THE PROBLEM :: In the lines below, output everything from the first line through the line containing "ax.spines['bottom'].set_zorder(4)" exactly as it is. Pictures are not part of the output.

==== DATA FOR THIS EXERCISE

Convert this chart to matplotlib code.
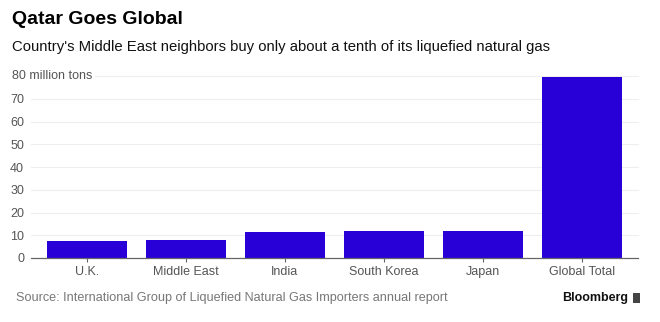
import matplotlib.pyplot as plt
from matplotlib.patches import Rectangle

plt.rcParams['font.family'] = ['Liberation Sans', 'DejaVu Sans']

categorie = ['U.K.', 'Middle East', 'India', 'South Korea', 'Japan', 'Global Total']
valori = [7.3, 7.7, 11.4, 11.7, 12.0, 79.4]
tick_y = [0, 10, 20, 30, 40, 50, 60, 70, 80]

fig = plt.figure(figsize=(6.6, 3.22), dpi=100)
# axes: left 31px, right 638px, bottom y=258px, top (80) y=76px
ax = fig.add_axes([31 / 660, (322 - 258) / 322, (638 - 31) / 660, (258 - 76) / 322])

x = range(len(categorie))
ax.bar(x, valori, width=0.81, color='#2800d7', zorder=3)

ax.set_xlim(-0.563, 5.569)
ax.set_ylim(0, 80)
ax.set_yticks(tick_y)
ax.set_yticklabels([str(t) if t != 80 else '' for t in tick_y])
ax.set_xticks(list(x))
ax.set_xticklabels(categorie)

for t in tick_y[1:]:
    ax.axhline(t, color='#eeeeee', linewidth=0.8, zorder=1, clip_on=False)

for s in ['top', 'right', 'left']:
    ax.spines[s].set_visible(False)
ax.spines['bottom'].set_color('#666666')
ax.spines['bottom'].set_linewidth(0.9)
ax.spines['bottom'].set_zorder(4)

ax.tick_params(axis='y', length=0, pad=5, labelsize=9, labelcolor='#555555')
ax.tick_params(axis='x', length=3, color='#666666', pad=3, labelsize=9, labelcolor='#555555')

# etichetta unita di misura sulla linea degli 80
ax.text(-0.563 - 19 / 99, 80, '80 million tons', ha='left', va='center', fontsize=9,
        color='#555555', zorder=5,
        bbox=dict(facecolor='white', edgecolor='none', pad=1.5))

fig.text(12 / 660, 1 - 20 / 322, 'Qatar Goes Global', fontsize=14, fontweight='bold',
         color='#000000', ha='left', va='center')
fig.text(12 / 660, 1 - 47 / 322,
         "Country's Middle East neighbors buy only about a tenth of its liquefied natural gas",
         fontsize=10.75, color='#111111', ha='left', va='center')
fig.text(16 / 660, 1 - 298 / 322,
         'Source: International Group of Liquefied Natural Gas Importers annual report',
         fontsize=9.1, color='#777777', ha='left', va='center')
fig.text(628 / 660, 1 - 298 / 322, 'Bloomberg', fontsize=9, fontweight='bold',
         color='#111111', ha='right', va='center')
fig.patches.append(Rectangle((633 / 660, 1 - 303 / 322), 7 / 660, 10 / 322,
                             transform=fig.transFigure, facecolor='#444444',
                             edgecolor='none'))

fig.savefig('out.png', dpi=100)
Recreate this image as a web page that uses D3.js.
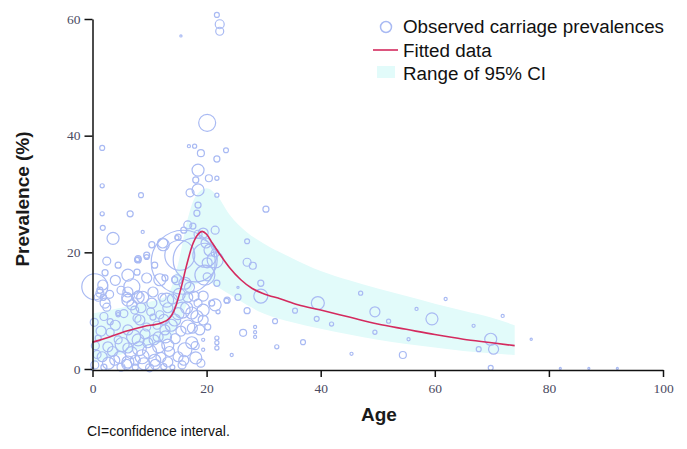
<!DOCTYPE html>
<html><head><meta charset="utf-8">
<script src="https://cdn.jsdelivr.net/npm/d3@7"></script>
<style>body{margin:0;background:#fff;}svg{display:block;}</style>
</head><body>
<svg id="chart" width="687" height="449"></svg>
<script>
// Observed carriage prevalences: age (years), prevalence (%), sample size
const obsAge = [21.8,22.3,22.3,15.5,20.1,1.7,17.9,16.9,19.0,23.4,21.8,18.5,18.1,20.4,18.5,17.1,21.8,21.8,1.7,8.5,30.4,18.5,18.3,
 1.7,6.6,1.8,3.6,8.8,12.4,10.9,7.8,9.5,2.5,4.5,6.2,6.9,0.4,1.3,1.9,2.5,4.5,6.9,8.0,8.3,10.6,11.8,13.0,14.8,16.2,
 15.9,18.0,15.3,19.7,19.7,21.5,
 16.7,16.0,17.6,18.5,15.0,21.5,19.9,
 8.0,10.4,12.3,14.8,9.5,7.8,12.7,14.4,9.5,
 1.0,2.2,3.1,4.5,6.2,7.4,8.8,10.4,12.2,13.2,14.4,15.7,16.7,17.4,18.8,18.5,16.7,21.5,22.0,23.6,
 21.8,21.8,21.8,19.4,19.4,24.4,
 16.2,17.4,15.0,18.1,8.0,9.7,11.5,13.2,6.2,4.5,2.7,1.7,3.9,6.2,8.7,10.9,13.2,15.7,0.4,1.0,3.1,6.2,9.5,11.3,12.7,7.8,10.6,11.8,
 27.1,27.1,28.1,29.5,29.5,25.5,23.5,27.1,26.4,28.5,28.5,28.5,32.0,32.3,36.9,35.5,39.5,39.3,25.5,
 47.0,49.5,41.9,49.5,51.9,45.4,54.4,56.8,61.9,59.5,55.4,66.8,71.9,69.8,70.3,67.7,69.8,76.9,82,87,92,
 19.4,20.6,20.1,21.5,20.1,21.8,19.4,19.4,19.4,20.9,20.2,
 8.0,1.8,1.3,6.0,6.2,8.0,
 2.0,5.0,7.5,10.0,12.5,14.0,0.0,0.3,0.5,
 0.8,1.5,2.0,2.8,3.5,4.0,4.8,5.2,5.5,6.0,6.8,7.2,7.5,8.2,8.5,9.0,9.2,10.0,10.2,10.8,11.0,11.6,12.0,12.5,12.8,13.5,13.8,14.0,14.5,15.0,15.2,15.5,16.0,16.5,17.0,17.5,18.0,18.3,17.8,19.0,3.0,5.0,4.0,2.2];
const obsPrev = [60.7,59.1,57.9,57.1,42.2,37.9,38.2,38.2,37.0,37.5,36.0,34.1,32.4,32.7,30.7,30.2,32.7,29.8,31.4,29.8,27.4,28.1,26.7,
 26.6,26.6,24.2,22.4,23.5,21.3,17.8,18.7,19.2,18.5,17.8,16.1,14.1,14.1,13.5,12.3,10.6,9.3,11.0,12.3,8.4,13.2,15.3,11.8,15.3,14.7,
 18.3,18.7,19.5,19.5,16.1,18.7,
 24.7,23.8,24.5,23.1,22.6,23.8,21.6,
 18.7,21.3,21.6,22.5,19.5,16.6,15.6,15.3,15.6,
 12.3,11.3,8.1,9.6,11.8,10.1,12.3,11.3,12.3,10.5,8.4,10.1,7.2,9.6,6.7,11.3,12.3,11.0,9.8,11.8,
 5.3,4.5,3.6,5.0,3.3,2.4,
 3.3,4.5,2.1,1.9,5.0,4.5,5.5,4.1,3.6,5.0,3.8,2.1,1.5,1.2,2.1,1.5,1.2,0.7,0.7,5.3,6.3,6.7,7.2,7.5,6.7,8.7,8.9,9.3,
 21.9,18.3,17.7,14.7,12.5,12.3,11.7,10.0,6.2,7.2,6.3,5.5,8.2,3.8,4.6,10.0,11.3,8.6,14.0,
 13.0,9.8,7.7,6.3,8.2,2.6,2.4,10.3,12.0,8.6,5.1,7.4,9.1,5.1,3.4,3.4,0.2,5.1,0.1,0.1,0.1,
 23.3,20.4,18.2,19.9,15.8,14.7,12.5,10.1,8.4,11.3,7.2,
 18.9,14.4,13.0,12.3,13.2,12.7,
 0.3,0.3,0.3,0.2,0.4,0.3,0.0,8.0,4.0,
 2.5,6.5,9.0,1.0,3.0,7.5,2.0,4.2,9.5,0.8,2.8,5.5,1.5,3.5,10.5,0.9,6.0,3.0,9.8,5.0,0.8,3.8,2.0,8.5,5.5,3.0,7.5,12.0,5.2,9.5,12.8,6.5,1.5,10.5,14.0,7.0,4.0,9.0,12.5,1.0,12.8,13.5,15.2,16.5];
const obsN = [10,33,26,2,118,10,7,4,20,10,15,59,15,20,59,26,7,7,7,10,15,15,15,
 7,15,10,59,4,59,15,10,10,26,15,59,105,276,15,15,26,7,41,59,41,41,59,80,41,59,
 1672,790,367,235,163,105,
 26,15,15,26,15,26,41,
 15,15,41,7,15,15,15,15,41,
 26,41,15,10,59,26,59,41,26,41,59,105,80,59,41,26,41,59,7,15,
 7,7,7,4,4,4,
 80,59,41,59,59,41,41,59,41,26,41,41,41,59,80,59,41,26,26,15,26,41,26,26,41,26,15,26,
 10,26,20,15,80,15,10,15,20,4,4,4,10,7,10,10,69,10,2,
 7,41,7,7,7,4,20,4,4,59,4,4,4,59,41,10,10,2,1,1,1,
 41,59,41,26,26,15,41,59,41,15,15,
 15,41,26,41,41,26,
 15,26,15,26,15,10,4,26,26,
 26,41,26,59,41,41,59,80,26,41,59,80,41,80,41,59,41,80,26,41,41,59,41,41,59,41,59,41,41,59,59,41,41,59,41,41,26,59,41,26,26,26,41,15];

// Fitted curve
const fitAge  = [0,3,6,9,12,13.5,14.5,15.5,16.5,17.5,18.5,19.2,20,21,22.5,24,26,28,30,33,36,40,45,50,55,60,65,70,74];
const fitPrev = [4.6,5.5,6.5,7.3,7.9,8.7,10.5,13.8,17.8,21.2,23.1,23.6,23.1,21.6,19.4,17.4,15.3,13.8,12.9,12.0,11.0,10.1,8.9,7.7,6.8,5.9,5.1,4.5,4.0];

// 95% CI band
const ciAge   = [0,5,10,13,15,16.5,18,20,22,24,27,30,35,40,45,50,55,60,65,70,74];
const ciLower = [1.0,2.5,4.0,5.0,7.5,11.0,14.5,15.0,14.0,12.8,11.0,9.5,8.0,6.9,5.9,5.0,4.3,3.7,3.1,2.7,2.4];
const ciUpper = [9.5,10.5,11.5,12.5,18.0,25.0,29.5,31.0,29.5,26.5,23.5,21.5,19.0,16.8,15.2,13.8,12.5,11.2,10.0,8.8,7.5];

const xTicks = [0,20,40,60,80,100];
const yTicks = [0,20,40,60];

const svg = d3.select("#chart");
const x = d3.scaleLinear().domain([0,100]).range([92.5,663]);
const y = d3.scaleLinear().domain([0,60]).range([369,19]);
const r = d3.scaleSqrt().domain([0,2000]).range([0,35]);

// CI band
const band = ciAge.map((a,i)=>({a, lo:ciLower[i], hi:ciUpper[i]}));
svg.append("path").datum(band)
  .attr("fill","#e2fbfa")
  .attr("d", d3.area().x(d=>x(d.a)).y0(d=>y(d.lo)).y1(d=>y(d.hi)).curve(d3.curveMonotoneX));

// bubbles
const pts = obsAge.map((a,i)=>({a, p:obsPrev[i], n:obsN[i]}));
svg.append("g").selectAll("circle").data(pts).join("circle")
  .attr("cx", d=>x(d.a)).attr("cy", d=>y(d.p)).attr("r", d=>Math.max(1, r(d.n)))
  .attr("fill","none").attr("stroke","#a9baf3").attr("stroke-width",1.2);

// fitted line
const fit = fitAge.map((a,i)=>({a, p:fitPrev[i]}));
svg.append("path").datum(fit)
  .attr("fill","none").attr("stroke","#d42a5e").attr("stroke-width",1.6)
  .attr("d", d3.line().x(d=>x(d.a)).y(d=>y(d.p)).curve(d3.curveMonotoneX));

// axes
const gx = svg.append("g").attr("transform","translate(0,370)")
  .call(d3.axisBottom(x).tickValues(xTicks).tickSize(7).tickPadding(6).tickSizeOuter(0));
const gy = svg.append("g").attr("transform","translate(92.5,0)")
  .call(d3.axisLeft(y).tickValues(yTicks).tickSize(8).tickPadding(4).tickSizeOuter(0));
[gx,gy].forEach(g=>{
  g.select(".domain").attr("stroke","#111").attr("stroke-width",1.5);
  g.selectAll(".tick line").attr("stroke","#111").attr("stroke-width",1.5);
  g.selectAll(".tick text").attr("fill","#4b4b62").style("font-family","'Liberation Serif', serif").style("font-size","13.5px");
});

// titles
svg.append("text").attr("x",379).attr("y",421).attr("text-anchor","middle")
  .style("font-family","'Liberation Sans', Arial, sans-serif").style("font-weight","bold").style("font-size","19px")
  .attr("fill","#1a1a1a").text("Age");
svg.append("text").attr("transform","translate(29,199) rotate(-90)").attr("text-anchor","middle")
  .style("font-family","'Liberation Sans', Arial, sans-serif").style("font-weight","bold").style("font-size","19px")
  .attr("fill","#1a1a1a").text("Prevalence (%)");
svg.append("text").attr("x",87).attr("y",436)
  .style("font-family","'Liberation Sans', Arial, sans-serif").style("font-size","14px")
  .attr("fill","#111").text("CI=confidence interval.");

// legend
const lg = svg.append("g").style("font-family","'Liberation Sans', Arial, sans-serif").style("font-size","18.8px");
lg.append("circle").attr("cx",386).attr("cy",27).attr("r",5.5).attr("fill","none").attr("stroke","#a9baf3").attr("stroke-width",1.5);
lg.append("text").attr("x",403).attr("y",33).attr("fill","#111").text("Observed carriage prevalences");
lg.append("line").attr("x1",373).attr("x2",398).attr("y1",50).attr("y2",50).attr("stroke","#d42a5e").attr("stroke-width",1.6);
lg.append("text").attr("x",403).attr("y",57).attr("fill","#111").text("Fitted data");
lg.append("rect").attr("x",377).attr("y",66).attr("width",18).attr("height",12).attr("fill","#e2fbfa");
lg.append("text").attr("x",403).attr("y",80).attr("fill","#111").text("Range of 95% CI");
</script>
</body></html>
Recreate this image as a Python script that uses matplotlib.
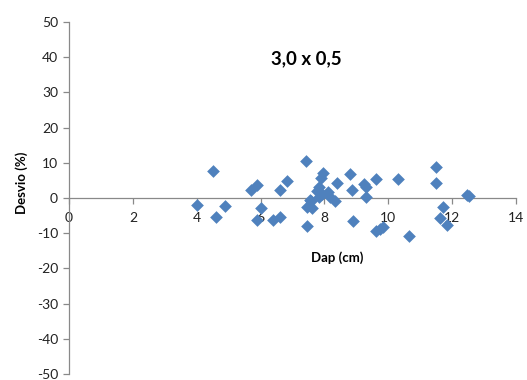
import matplotlib.pyplot as plt

# Dap (cm) vs Desvio (%)
dap = [4.0, 4.52, 4.61, 4.90, 5.70, 5.90, 6.02, 5.88, 6.40, 6.61, 6.61, 6.82,
       7.43, 7.47, 7.55, 7.45, 7.61, 7.59, 7.77, 7.82, 7.84, 7.90, 7.92, 7.97,
       8.11, 8.18, 8.32, 8.39, 8.80, 8.88, 8.90, 9.23, 9.31, 9.31, 9.62, 9.62,
       9.74, 9.83, 10.31, 10.64, 11.50, 11.50, 11.71, 11.62, 11.83, 12.47, 12.54]
desvio = [-2.0, 7.7, -5.4, -2.2, 2.4, 3.7, -2.8, -6.2, -6.2, -5.4, 2.3, 4.9,
          10.5, -8.0, -0.5, -2.6, -2.9, -0.8, 2.1, 3.0, 0.2, 5.6, 1.1, 7.1,
          1.6, 0.2, -0.8, 4.2, 6.9, 2.4, -6.5, 4.0, 3.2, 0.2, 5.5, -9.5,
          -8.8, -8.2, 5.5, -10.7, 8.9, 4.2, -2.5, -5.6, -7.7, 0.8, 0.7]

x_ticks = [0, 2, 4, 6, 8, 10, 12, 14]
y_ticks = [-50, -40, -30, -20, -10, 0, 10, 20, 30, 40, 50]

plt.rcParams['font.family'] = ['Lato', 'DejaVu Sans']
plt.rcParams['axes.unicode_minus'] = False

fig = plt.figure(figsize=(5.27, 3.80), dpi=100)
ax = fig.add_axes([0.131, 0.016, 0.848, 0.926])

ax.scatter(dap, desvio, marker='D', s=42, color='#4F81BD', zorder=3, linewidths=0)

ax.set_xlim(0, 14)
ax.set_ylim(-50, 50)
ax.set_xticks(x_ticks)
ax.set_yticks(y_ticks)

axis_col = '#898989'
ax.spines['left'].set_position(('data', 0))
ax.spines['bottom'].set_position(('data', 0))
ax.spines['top'].set_visible(False)
ax.spines['right'].set_visible(False)
for s in ('left', 'bottom'):
    ax.spines[s].set_color(axis_col)
    ax.spines[s].set_linewidth(0.9)

ax.tick_params(axis='both', colors=axis_col, labelcolor='#222222', labelsize=10,
               length=4, width=0.9, direction='out')
ax.tick_params(axis='x', pad=6)
ax.tick_params(axis='y', pad=4)

ax.text(7.43, 39.7, '3,0 x 0,5', fontsize=13.5, fontweight='bold', ha='center', va='center')
ax.text(8.4, -17, 'Dap (cm)', fontsize=9.5, fontweight='bold', ha='center', va='center')
fig.text(0.042, 0.52, 'Desvio (%)', fontsize=9.5, fontweight='bold', rotation=90,
         ha='center', va='center')

fig.savefig('out.png', dpi=100, facecolor='white')
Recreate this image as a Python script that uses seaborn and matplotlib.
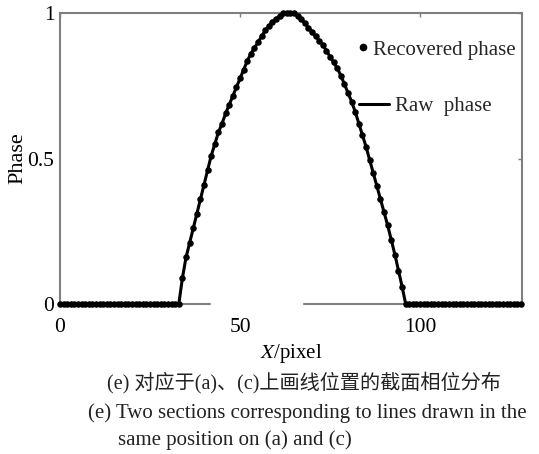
import matplotlib
matplotlib.use("Agg")
import matplotlib.pyplot as plt
from matplotlib.lines import Line2D
import seaborn as sns
import pandas as pd

# Cross-section phase profile, one value per pixel column (X = 0 .. 128)
phase = [
    0.00, 0.00, 0.00, 0.00, 0.00, 0.00, 0.00, 0.00, 0.00, 0.00,
    0.00, 0.00, 0.00, 0.00, 0.00, 0.00, 0.00, 0.00, 0.00, 0.00,
    0.00, 0.00, 0.00, 0.00, 0.00, 0.00, 0.00, 0.00, 0.00, 0.00,
    0.00, 0.00, 0.00,
    0.00, 0.09, 0.16, 0.21, 0.26, 0.31, 0.36, 0.41, 0.46, 0.51,
    0.55, 0.59, 0.62, 0.655, 0.685, 0.715, 0.745, 0.775, 0.805, 0.835,
    0.86, 0.88, 0.90, 0.92, 0.94, 0.955, 0.97, 0.98, 0.99, 1.00,
    1.00, 1.00, 1.00,
    0.99, 0.98, 0.965, 0.95, 0.935, 0.92, 0.905, 0.89, 0.87, 0.85,
    0.83, 0.81, 0.785, 0.755, 0.725, 0.695, 0.66, 0.62, 0.58, 0.54,
    0.495, 0.45, 0.405, 0.36, 0.315, 0.27, 0.22, 0.17, 0.115, 0.06,
    0.00,
    0.00, 0.00, 0.00, 0.00, 0.00, 0.00, 0.00, 0.00, 0.00, 0.00,
    0.00, 0.00, 0.00, 0.00, 0.00, 0.00, 0.00, 0.00, 0.00, 0.00,
    0.00, 0.00, 0.00, 0.00, 0.00, 0.00, 0.00, 0.00, 0.00, 0.00,
    0.00, 0.00,
]
x_pixel = list(range(len(phase)))

x_ticks = [0, 50, 100]
x_tick_labels = ["0", "50", "100"]
y_ticks = [0, 0.5, 1]
y_tick_labels = ["0", "0.5", "1"]

series_labels = ["Recovered phase", "Raw  phase"]
caption_cn = "(e) 对应于(a)、(c)上画线位置的截面相位分布"
caption_en1 = "(e) Two sections corresponding to lines drawn in the"
caption_en2 = "same position on (a) and (c)"

sns.set_theme(style="white")
plt.rcParams["font.family"] = ["Liberation Serif", "Noto Sans CJK SC"]
plt.rcParams["mathtext.fontset"] = "stix"

df = pd.DataFrame({"x": x_pixel, "phase": phase})

fig = plt.figure(figsize=(5.39, 4.54), dpi=100)
ax = fig.add_axes([60 / 539, 1 - 304 / 454, 462 / 539, 291 / 454])

gray = "#7f7f7f"
sns.lineplot(data=df, x="x", y="phase", ax=ax, color="black", lw=2.2,
             clip_on=False, zorder=3)
sns.scatterplot(data=df, x="x", y="phase", ax=ax, color="black", s=22,
                linewidth=0, clip_on=False, zorder=4, legend=False)

ax.set_xlim(0, 128.3)
ax.set_ylim(0, 1)
ax.set_xticks(x_ticks)
ax.set_xticklabels(x_tick_labels)
ax.set_yticks(y_ticks)
ax.set_yticklabels(y_tick_labels)
ax.tick_params(axis="both", direction="in", length=3, width=1, color=gray,
               labelsize=15.5, labelcolor="black", top=True, right=True,
               bottom=False, pad=4)
ax.tick_params(axis="x", pad=10)

for side in ["left", "right", "top"]:
    ax.spines[side].set_color(gray)
    ax.spines[side].set_linewidth(1.5)
ax.spines["bottom"].set_visible(False)
# bottom axis line, interrupted below the peak
for a, b in [(0.0, 0.325), (0.528, 1.0)]:
    ax.plot([a, b], [0, 0], transform=ax.transAxes, color=gray, lw=1.5,
            clip_on=False, zorder=2)

ax.set_xlabel(r"$\mathit{X}$/pixel", fontsize=15, color="black", labelpad=4)
ax.set_ylabel("Phase", fontsize=16, color="black", labelpad=0)

h_rec = Line2D([], [], marker="o", ls="none", color="black", ms=4.5)
h_raw = Line2D([], [], color="black", lw=2.2)
leg1 = ax.legend([h_rec], [series_labels[0]], frameon=False, fontsize=15,
                 handlelength=0.4, handletextpad=0.3, borderpad=0,
                 borderaxespad=0, loc="center left",
                 bbox_to_anchor=(0.647, 0.873))
ax.add_artist(leg1)
ax.legend([h_raw], [series_labels[1]], frameon=False, fontsize=15,
          handlelength=1.45, handletextpad=0.3, borderpad=0,
          borderaxespad=0, loc="center left", bbox_to_anchor=(0.647, 0.680))

fig.text(107 / 539, 1 - 383 / 454, caption_cn, fontsize=14.5, va="center",
         ha="left", color="#222222")
fig.text(88 / 539, 1 - 413 / 454, caption_en1, fontsize=15, va="center",
         ha="left", color="#222222")
fig.text(118 / 539, 1 - 440 / 454, caption_en2, fontsize=15, va="center",
         ha="left", color="#222222")

fig.savefig("out.png", dpi=100)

========

WRITTEN SOLUTION ::
Convert this chart to matplotlib code.
import matplotlib.pyplot as plt
from matplotlib.patches import Rectangle

plt.rcParams['font.family'] = ['Liberation Sans', 'DejaVu Sans']

categorie = ['U.K.', 'Middle East', 'India', 'South Korea', 'Japan', 'Global Total']
valori = [7.3, 7.7, 11.4, 11.7, 12.0, 79.4]
tick_y = [0, 10, 20, 30, 40, 50, 60, 70, 80]

fig = plt.figure(figsize=(6.6, 3.22), dpi=100)
# axes: left 31px, right 638px, bottom y=258px, top (80) y=76px
ax = fig.add_axes([31 / 660, (322 - 258) / 322, (638 - 31) / 660, (258 - 76) / 322])

x = range(len(categorie))
ax.bar(x, valori, width=0.81, color='#2800d7', zorder=3)

ax.set_xlim(-0.563, 5.569)
ax.set_ylim(0, 80)
ax.set_yticks(tick_y)
ax.set_yticklabels([str(t) if t != 80 else '' for t in tick_y])
ax.set_xticks(list(x))
ax.set_xticklabels(categorie)

for t in tick_y[1:]:
    ax.axhline(t, color='#eeeeee', linewidth=0.8, zorder=1, clip_on=False)

for s in ['top', 'right', 'left']:
    ax.spines[s].set_visible(False)
ax.spines['bottom'].set_color('#666666')
ax.spines['bottom'].set_linewidth(0.9)
ax.spines['bottom'].set_zorder(4)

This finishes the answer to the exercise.